Input records:
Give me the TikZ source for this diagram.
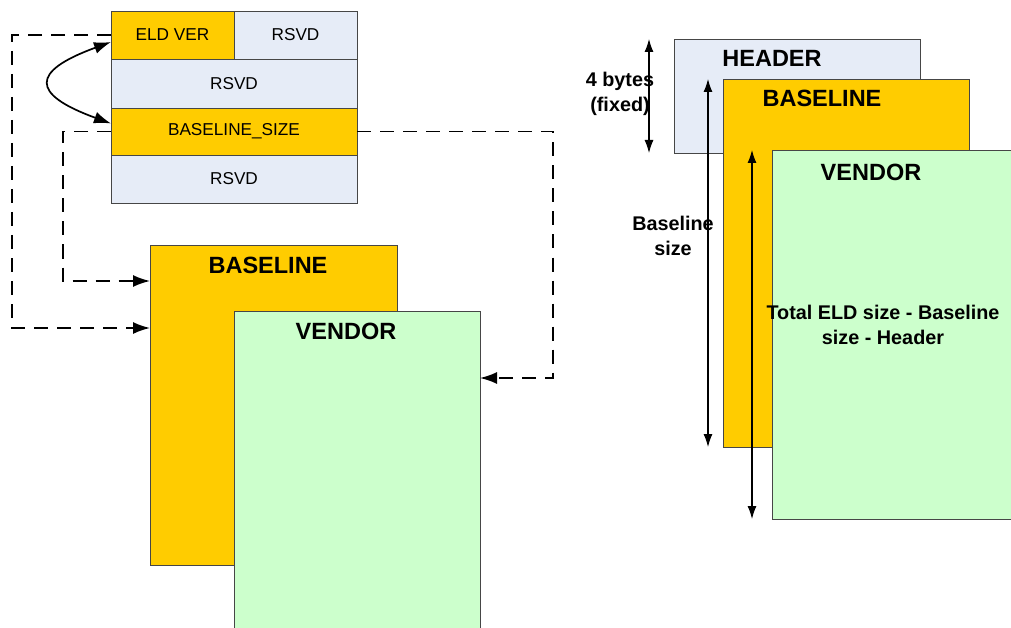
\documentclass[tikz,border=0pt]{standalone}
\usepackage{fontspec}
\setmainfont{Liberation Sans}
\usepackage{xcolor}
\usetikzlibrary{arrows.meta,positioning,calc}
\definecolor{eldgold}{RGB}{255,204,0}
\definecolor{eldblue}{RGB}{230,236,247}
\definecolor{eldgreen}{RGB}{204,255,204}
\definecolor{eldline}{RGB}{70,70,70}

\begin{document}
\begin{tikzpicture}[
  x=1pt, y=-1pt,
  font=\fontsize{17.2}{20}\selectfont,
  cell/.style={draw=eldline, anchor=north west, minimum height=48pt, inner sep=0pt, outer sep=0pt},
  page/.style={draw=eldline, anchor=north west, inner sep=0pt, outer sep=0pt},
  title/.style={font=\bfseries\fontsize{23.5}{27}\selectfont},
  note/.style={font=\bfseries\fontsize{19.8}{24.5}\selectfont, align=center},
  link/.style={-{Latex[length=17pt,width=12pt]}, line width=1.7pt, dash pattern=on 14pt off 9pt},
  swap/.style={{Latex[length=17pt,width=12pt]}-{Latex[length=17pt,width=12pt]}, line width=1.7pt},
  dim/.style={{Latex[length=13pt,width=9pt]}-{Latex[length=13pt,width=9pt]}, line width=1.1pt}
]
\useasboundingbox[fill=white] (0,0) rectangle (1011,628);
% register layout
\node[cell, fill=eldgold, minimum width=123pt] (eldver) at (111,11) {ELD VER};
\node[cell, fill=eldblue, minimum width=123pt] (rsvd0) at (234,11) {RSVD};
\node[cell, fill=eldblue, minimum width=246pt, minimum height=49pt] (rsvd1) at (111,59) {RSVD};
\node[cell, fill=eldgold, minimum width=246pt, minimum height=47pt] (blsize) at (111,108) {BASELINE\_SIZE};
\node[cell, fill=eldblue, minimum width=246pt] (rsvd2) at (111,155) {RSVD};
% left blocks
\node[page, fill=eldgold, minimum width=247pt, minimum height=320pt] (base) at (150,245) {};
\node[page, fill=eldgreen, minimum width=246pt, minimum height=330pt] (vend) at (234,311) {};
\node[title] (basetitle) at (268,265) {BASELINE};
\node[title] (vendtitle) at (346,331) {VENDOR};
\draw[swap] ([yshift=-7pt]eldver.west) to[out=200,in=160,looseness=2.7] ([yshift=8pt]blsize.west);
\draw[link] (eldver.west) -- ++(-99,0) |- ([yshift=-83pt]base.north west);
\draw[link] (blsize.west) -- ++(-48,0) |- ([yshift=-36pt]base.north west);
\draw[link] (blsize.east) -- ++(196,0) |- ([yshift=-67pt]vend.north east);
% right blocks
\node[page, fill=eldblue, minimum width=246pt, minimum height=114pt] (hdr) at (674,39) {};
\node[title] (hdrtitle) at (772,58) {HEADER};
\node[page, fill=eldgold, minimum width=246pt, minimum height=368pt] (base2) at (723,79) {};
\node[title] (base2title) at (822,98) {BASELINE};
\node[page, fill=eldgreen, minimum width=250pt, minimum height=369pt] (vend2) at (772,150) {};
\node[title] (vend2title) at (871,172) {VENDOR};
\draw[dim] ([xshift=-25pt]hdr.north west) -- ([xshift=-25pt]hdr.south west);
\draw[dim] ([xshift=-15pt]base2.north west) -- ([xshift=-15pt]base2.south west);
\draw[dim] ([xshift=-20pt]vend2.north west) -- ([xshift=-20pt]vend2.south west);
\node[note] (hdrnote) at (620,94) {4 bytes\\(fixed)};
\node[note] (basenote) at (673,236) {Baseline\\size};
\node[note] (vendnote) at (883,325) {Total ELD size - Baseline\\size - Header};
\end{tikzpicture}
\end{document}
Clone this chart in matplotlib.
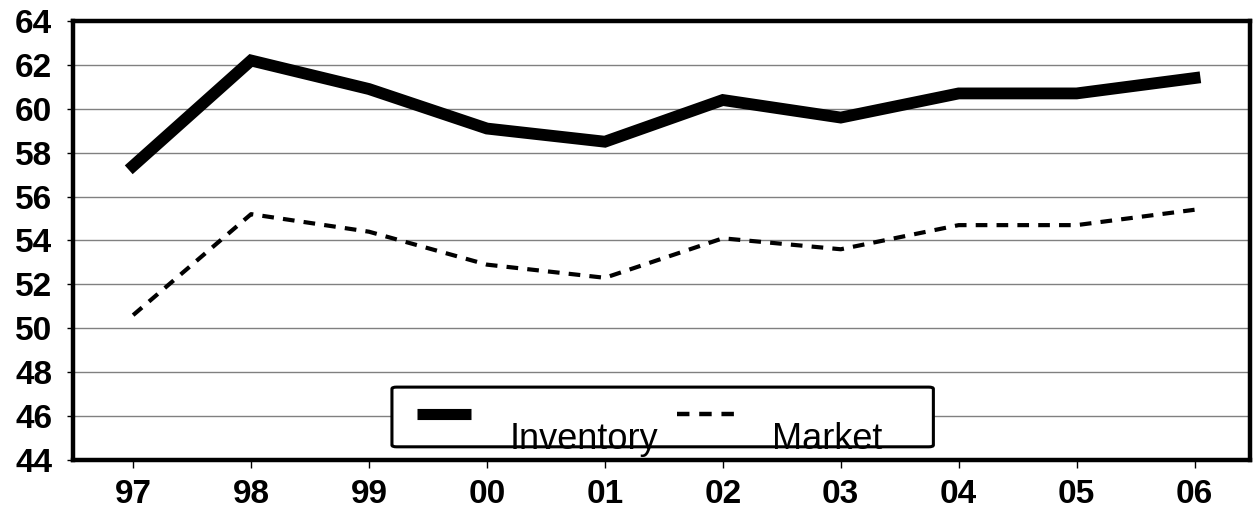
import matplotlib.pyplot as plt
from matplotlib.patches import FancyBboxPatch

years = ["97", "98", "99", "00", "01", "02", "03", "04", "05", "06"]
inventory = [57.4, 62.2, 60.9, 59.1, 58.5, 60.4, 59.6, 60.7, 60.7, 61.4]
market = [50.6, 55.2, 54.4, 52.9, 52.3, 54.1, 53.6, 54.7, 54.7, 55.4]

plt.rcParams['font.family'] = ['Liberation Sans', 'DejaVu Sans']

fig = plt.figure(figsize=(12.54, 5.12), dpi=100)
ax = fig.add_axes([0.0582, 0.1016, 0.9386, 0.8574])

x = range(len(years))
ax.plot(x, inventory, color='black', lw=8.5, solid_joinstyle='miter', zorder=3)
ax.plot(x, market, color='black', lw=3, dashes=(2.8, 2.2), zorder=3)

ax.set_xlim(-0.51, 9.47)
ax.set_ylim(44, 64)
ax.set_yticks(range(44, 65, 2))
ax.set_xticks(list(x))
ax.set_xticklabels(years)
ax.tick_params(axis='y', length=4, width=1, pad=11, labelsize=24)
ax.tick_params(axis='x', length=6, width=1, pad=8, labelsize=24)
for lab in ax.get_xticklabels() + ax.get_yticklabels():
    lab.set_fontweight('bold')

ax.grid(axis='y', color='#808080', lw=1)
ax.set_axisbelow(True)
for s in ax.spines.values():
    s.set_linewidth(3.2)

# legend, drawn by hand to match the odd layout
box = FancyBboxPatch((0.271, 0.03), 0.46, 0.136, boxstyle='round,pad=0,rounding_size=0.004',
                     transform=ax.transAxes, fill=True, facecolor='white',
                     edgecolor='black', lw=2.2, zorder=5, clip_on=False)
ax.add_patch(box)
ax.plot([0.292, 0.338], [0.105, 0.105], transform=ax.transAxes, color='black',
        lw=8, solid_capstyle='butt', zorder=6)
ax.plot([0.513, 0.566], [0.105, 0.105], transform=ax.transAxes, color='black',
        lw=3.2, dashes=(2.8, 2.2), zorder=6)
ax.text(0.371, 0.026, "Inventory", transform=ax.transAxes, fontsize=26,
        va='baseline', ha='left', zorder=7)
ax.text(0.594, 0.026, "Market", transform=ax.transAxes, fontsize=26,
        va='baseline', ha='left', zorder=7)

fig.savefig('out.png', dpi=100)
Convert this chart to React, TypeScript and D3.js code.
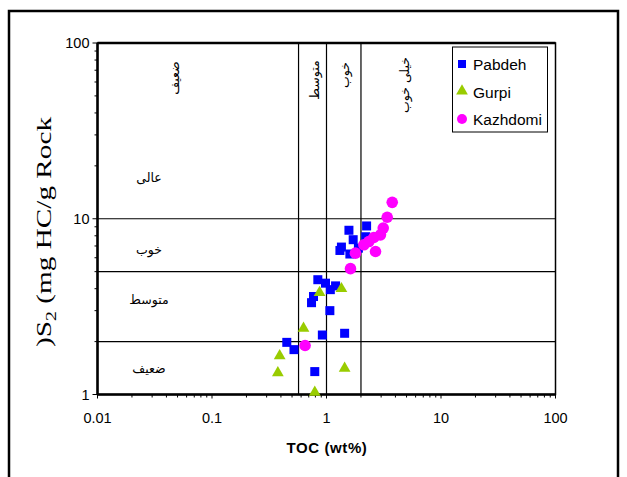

Problem details:
Write out the whole listing exactly, and drop the pictures.

Task answer:
Give me the TikZ source for this diagram.
\documentclass[tikz,border=0pt]{standalone}
\usepackage{fontspec}
\setmainfont{Liberation Sans}
\usepackage{xcolor}
\usetikzlibrary{arrows.meta,positioning,calc}
\definecolor{eldgold}{RGB}{255,204,0}
\definecolor{eldblue}{RGB}{230,236,247}
\definecolor{eldgreen}{RGB}{204,255,204}
\definecolor{eldline}{RGB}{70,70,70}

\begin{document}
\begin{tikzpicture}[
  x=1pt, y=-1pt,
  font=\fontsize{17.2}{20}\selectfont,
  cell/.style={draw=eldline, anchor=north west, minimum height=48pt, inner sep=0pt, outer sep=0pt},
  page/.style={draw=eldline, anchor=north west, inner sep=0pt, outer sep=0pt},
  title/.style={font=\bfseries\fontsize{23.5}{27}\selectfont},
  note/.style={font=\bfseries\fontsize{19.8}{24.5}\selectfont, align=center},
  link/.style={-{Latex[length=17pt,width=12pt]}, line width=1.7pt, dash pattern=on 14pt off 9pt},
  swap/.style={{Latex[length=17pt,width=12pt]}-{Latex[length=17pt,width=12pt]}, line width=1.7pt},
  dim/.style={{Latex[length=13pt,width=9pt]}-{Latex[length=13pt,width=9pt]}, line width=1.1pt}
]
\useasboundingbox[fill=white] (0,0) rectangle (1011,628);
% register layout
\node[cell, fill=eldgold, minimum width=123pt] (eldver) at (111,11) {ELD VER};
\node[cell, fill=eldblue, minimum width=123pt] (rsvd0) at (234,11) {RSVD};
\node[cell, fill=eldblue, minimum width=246pt, minimum height=49pt] (rsvd1) at (111,59) {RSVD};
\node[cell, fill=eldgold, minimum width=246pt, minimum height=47pt] (blsize) at (111,108) {BASELINE\_SIZE};
\node[cell, fill=eldblue, minimum width=246pt] (rsvd2) at (111,155) {RSVD};
% left blocks
\node[page, fill=eldgold, minimum width=247pt, minimum height=320pt] (base) at (150,245) {};
\node[page, fill=eldgreen, minimum width=246pt, minimum height=330pt] (vend) at (234,311) {};
\node[title] (basetitle) at (268,265) {BASELINE};
\node[title] (vendtitle) at (346,331) {VENDOR};
\draw[swap] ([yshift=-7pt]eldver.west) to[out=200,in=160,looseness=2.7] ([yshift=8pt]blsize.west);
\draw[link] (eldver.west) -- ++(-99,0) |- ([yshift=-83pt]base.north west);
\draw[link] (blsize.west) -- ++(-48,0) |- ([yshift=-36pt]base.north west);
\draw[link] (blsize.east) -- ++(196,0) |- ([yshift=-67pt]vend.north east);
% right blocks
\node[page, fill=eldblue, minimum width=246pt, minimum height=114pt] (hdr) at (674,39) {};
\node[title] (hdrtitle) at (772,58) {HEADER};
\node[page, fill=eldgold, minimum width=246pt, minimum height=368pt] (base2) at (723,79) {};
\node[title] (base2title) at (822,98) {BASELINE};
\node[page, fill=eldgreen, minimum width=250pt, minimum height=369pt] (vend2) at (772,150) {};
\node[title] (vend2title) at (871,172) {VENDOR};
\draw[dim] ([xshift=-25pt]hdr.north west) -- ([xshift=-25pt]hdr.south west);
\draw[dim] ([xshift=-15pt]base2.north west) -- ([xshift=-15pt]base2.south west);
\draw[dim] ([xshift=-20pt]vend2.north west) -- ([xshift=-20pt]vend2.south west);
\node[note] (hdrnote) at (620,94) {4 bytes\\(fixed)};
\node[note] (basenote) at (673,236) {Baseline\\size};
\node[note] (vendnote) at (883,325) {Total ELD size - Baseline\\size - Header};
\end{tikzpicture}
\end{document}
Clone this chart in matplotlib.
import matplotlib.pyplot as plt
from matplotlib.patches import FancyBboxPatch

years = ["97", "98", "99", "00", "01", "02", "03", "04", "05", "06"]
inventory = [57.4, 62.2, 60.9, 59.1, 58.5, 60.4, 59.6, 60.7, 60.7, 61.4]
market = [50.6, 55.2, 54.4, 52.9, 52.3, 54.1, 53.6, 54.7, 54.7, 55.4]

plt.rcParams['font.family'] = ['Liberation Sans', 'DejaVu Sans']

fig = plt.figure(figsize=(12.54, 5.12), dpi=100)
ax = fig.add_axes([0.0582, 0.1016, 0.9386, 0.8574])

x = range(len(years))
ax.plot(x, inventory, color='black', lw=8.5, solid_joinstyle='miter', zorder=3)
ax.plot(x, market, color='black', lw=3, dashes=(2.8, 2.2), zorder=3)

ax.set_xlim(-0.51, 9.47)
ax.set_ylim(44, 64)
ax.set_yticks(range(44, 65, 2))
ax.set_xticks(list(x))
ax.set_xticklabels(years)
ax.tick_params(axis='y', length=4, width=1, pad=11, labelsize=24)
ax.tick_params(axis='x', length=6, width=1, pad=8, labelsize=24)
for lab in ax.get_xticklabels() + ax.get_yticklabels():
    lab.set_fontweight('bold')

ax.grid(axis='y', color='#808080', lw=1)
ax.set_axisbelow(True)
for s in ax.spines.values():
    s.set_linewidth(3.2)

# legend, drawn by hand to match the odd layout
box = FancyBboxPatch((0.271, 0.03), 0.46, 0.136, boxstyle='round,pad=0,rounding_size=0.004',
                     transform=ax.transAxes, fill=True, facecolor='white',
                     edgecolor='black', lw=2.2, zorder=5, clip_on=False)
ax.add_patch(box)
ax.plot([0.292, 0.338], [0.105, 0.105], transform=ax.transAxes, color='black',
        lw=8, solid_capstyle='butt', zorder=6)
ax.plot([0.513, 0.566], [0.105, 0.105], transform=ax.transAxes, color='black',
        lw=3.2, dashes=(2.8, 2.2), zorder=6)
ax.text(0.371, 0.026, "Inventory", transform=ax.transAxes, fontsize=26,
        va='baseline', ha='left', zorder=7)
ax.text(0.594, 0.026, "Market", transform=ax.transAxes, fontsize=26,
        va='baseline', ha='left', zorder=7)

fig.savefig('out.png', dpi=100)
Convert this chart to React, TypeScript and D3.js code.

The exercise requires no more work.